Oh, phutz, I can't calculate this morning - too little sleep. Anyway, 0.025 does map to 97.5. Somebody awake please work out the formula.

Whichway

Above posts are pretty heavy stuff for someone like me...

For a dummy like me... here is a set up lit and rendered as I would in P7 and the same set-up in P8 with IDL. Any advise on how to tackle figuring out a basic render like this?

In the IDL renders it look likes my surfaces are emitting light but I have 0.0 ambient and a 50% gray in the diffuse.

Is there a simple way to just "turn down" the IDL effect a few notches?

My tests are telling me I need to give up the old six and eight light sets I have been using and to work with only one to three lights but I am also getting the feeling there is some sort of interaction between RayTrace Bounce settings and Indirect Light Sample settings... I haven't worked it out :)

This test took much more resources than it ought to have. One spot light in the scene. Raytrace=3 bounces IDL Quality=9 to get rid of artifacts Pixel Sample=6

{Duh. Wake up, wake up! It's not even morning anymore.

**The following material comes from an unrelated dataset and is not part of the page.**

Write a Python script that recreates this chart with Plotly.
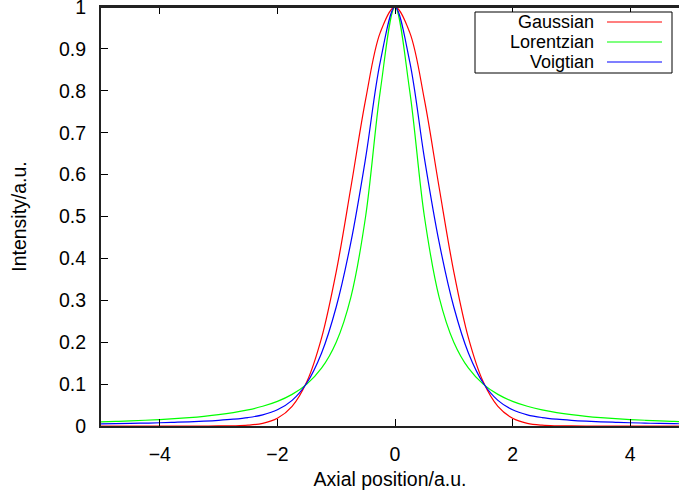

Have some coffee!}

Ok.

Max Error in % = 100 - second Irradiance Cache setting.

Implies IC=100 turns off caching and every point is a real evaluation point, hence the carpet of red dots.

Whichway

Momodot - Do you know about the Dimension 3D "Render Firefly.py" script mentioned several times earlier in this thread? If so, could you take a screen shot of the panel of parameters you are using so we can have a look? Thanks. And what does "too many resources" actually mean? Render time or what?

Whichway

Hi.. sorry to be unclear... I'll check that script out. I meant I think raytrace/idl/pixel sample setting are double what they should be for a simple render and run slow. Here the settings are at half but with another light added... I need to tone down these lights as this looks pretty bright for a 50% gray surface. Maybe all lights should total 100% white at 100% intensity and not go over that... I'll try cutting the lights so they total "1.0".